RECORDED INFORMATION
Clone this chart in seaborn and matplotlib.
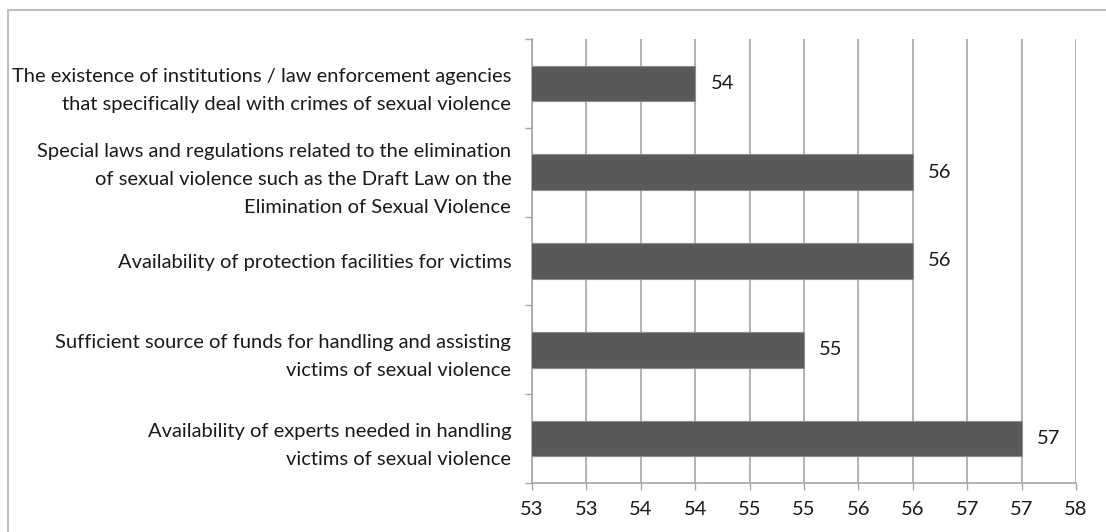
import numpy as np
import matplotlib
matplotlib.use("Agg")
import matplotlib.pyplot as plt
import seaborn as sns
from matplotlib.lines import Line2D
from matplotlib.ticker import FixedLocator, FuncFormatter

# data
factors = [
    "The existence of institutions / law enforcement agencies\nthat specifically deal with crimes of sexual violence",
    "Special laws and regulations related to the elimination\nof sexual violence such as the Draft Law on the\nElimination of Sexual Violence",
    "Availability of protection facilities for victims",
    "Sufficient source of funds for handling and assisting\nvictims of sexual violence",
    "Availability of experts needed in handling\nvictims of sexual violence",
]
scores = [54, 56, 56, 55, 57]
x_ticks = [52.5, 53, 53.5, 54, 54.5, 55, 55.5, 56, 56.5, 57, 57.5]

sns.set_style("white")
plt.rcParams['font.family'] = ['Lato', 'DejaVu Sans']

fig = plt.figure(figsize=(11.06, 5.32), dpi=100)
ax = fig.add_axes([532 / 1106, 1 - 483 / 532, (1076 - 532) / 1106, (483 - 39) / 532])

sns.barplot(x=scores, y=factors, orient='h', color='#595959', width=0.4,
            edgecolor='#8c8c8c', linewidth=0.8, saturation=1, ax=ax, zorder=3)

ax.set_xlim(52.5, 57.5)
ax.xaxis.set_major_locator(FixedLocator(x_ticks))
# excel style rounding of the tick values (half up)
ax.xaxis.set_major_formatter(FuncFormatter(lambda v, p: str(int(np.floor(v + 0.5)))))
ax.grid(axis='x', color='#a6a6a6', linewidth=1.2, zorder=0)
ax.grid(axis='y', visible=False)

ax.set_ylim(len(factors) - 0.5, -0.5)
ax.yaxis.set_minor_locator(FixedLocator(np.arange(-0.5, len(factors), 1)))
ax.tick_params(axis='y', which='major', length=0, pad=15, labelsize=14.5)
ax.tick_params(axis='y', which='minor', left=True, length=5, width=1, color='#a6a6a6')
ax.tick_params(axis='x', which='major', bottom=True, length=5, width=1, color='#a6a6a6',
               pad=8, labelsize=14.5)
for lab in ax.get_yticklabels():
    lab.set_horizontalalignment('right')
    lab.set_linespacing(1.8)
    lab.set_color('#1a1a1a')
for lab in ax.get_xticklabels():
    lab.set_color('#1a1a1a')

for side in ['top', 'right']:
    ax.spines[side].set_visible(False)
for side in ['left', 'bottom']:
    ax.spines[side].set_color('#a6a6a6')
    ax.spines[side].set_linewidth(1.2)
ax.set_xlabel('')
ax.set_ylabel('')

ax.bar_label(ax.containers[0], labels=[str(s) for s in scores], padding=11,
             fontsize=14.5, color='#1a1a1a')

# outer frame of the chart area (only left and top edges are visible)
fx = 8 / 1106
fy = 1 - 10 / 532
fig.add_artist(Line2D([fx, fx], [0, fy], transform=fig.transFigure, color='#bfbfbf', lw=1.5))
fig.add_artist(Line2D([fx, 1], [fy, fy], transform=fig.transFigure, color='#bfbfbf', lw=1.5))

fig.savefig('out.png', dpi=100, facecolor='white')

WHAT IS EXPECTED
Output the data above without changes, apart from leaving out the pictures.

OUTPUT
Clone this chart in seaborn and matplotlib.
import numpy as np
import matplotlib
matplotlib.use("Agg")
import matplotlib.pyplot as plt
import seaborn as sns
from matplotlib.lines import Line2D
from matplotlib.ticker import FixedLocator, FuncFormatter

# data
factors = [
    "The existence of institutions / law enforcement agencies\nthat specifically deal with crimes of sexual violence",
    "Special laws and regulations related to the elimination\nof sexual violence such as the Draft Law on the\nElimination of Sexual Violence",
    "Availability of protection facilities for victims",
    "Sufficient source of funds for handling and assisting\nvictims of sexual violence",
    "Availability of experts needed in handling\nvictims of sexual violence",
]
scores = [54, 56, 56, 55, 57]
x_ticks = [52.5, 53, 53.5, 54, 54.5, 55, 55.5, 56, 56.5, 57, 57.5]

sns.set_style("white")
plt.rcParams['font.family'] = ['Lato', 'DejaVu Sans']

fig = plt.figure(figsize=(11.06, 5.32), dpi=100)
ax = fig.add_axes([532 / 1106, 1 - 483 / 532, (1076 - 532) / 1106, (483 - 39) / 532])

sns.barplot(x=scores, y=factors, orient='h', color='#595959', width=0.4,
            edgecolor='#8c8c8c', linewidth=0.8, saturation=1, ax=ax, zorder=3)

ax.set_xlim(52.5, 57.5)
ax.xaxis.set_major_locator(FixedLocator(x_ticks))
# excel style rounding of the tick values (half up)
ax.xaxis.set_major_formatter(FuncFormatter(lambda v, p: str(int(np.floor(v + 0.5)))))
ax.grid(axis='x', color='#a6a6a6', linewidth=1.2, zorder=0)
ax.grid(axis='y', visible=False)

ax.set_ylim(len(factors) - 0.5, -0.5)
ax.yaxis.set_minor_locator(FixedLocator(np.arange(-0.5, len(factors), 1)))
ax.tick_params(axis='y', which='major', length=0, pad=15, labelsize=14.5)
ax.tick_params(axis='y', which='minor', left=True, length=5, width=1, color='#a6a6a6')
ax.tick_params(axis='x', which='major', bottom=True, length=5, width=1, color='#a6a6a6',
               pad=8, labelsize=14.5)
for lab in ax.get_yticklabels():
    lab.set_horizontalalignment('right')
    lab.set_linespacing(1.8)
    lab.set_color('#1a1a1a')
for lab in ax.get_xticklabels():
    lab.set_color('#1a1a1a')

for side in ['top', 'right']:
    ax.spines[side].set_visible(False)
for side in ['left', 'bottom']:
    ax.spines[side].set_color('#a6a6a6')
    ax.spines[side].set_linewidth(1.2)
ax.set_xlabel('')
ax.set_ylabel('')

ax.bar_label(ax.containers[0], labels=[str(s) for s in scores], padding=11,
             fontsize=14.5, color='#1a1a1a')

# outer frame of the chart area (only left and top edges are visible)
fx = 8 / 1106
fy = 1 - 10 / 532
fig.add_artist(Line2D([fx, fx], [0, fy], transform=fig.transFigure, color='#bfbfbf', lw=1.5))
fig.add_artist(Line2D([fx, 1], [fy, fy], transform=fig.transFigure, color='#bfbfbf', lw=1.5))

fig.savefig('out.png', dpi=100, facecolor='white')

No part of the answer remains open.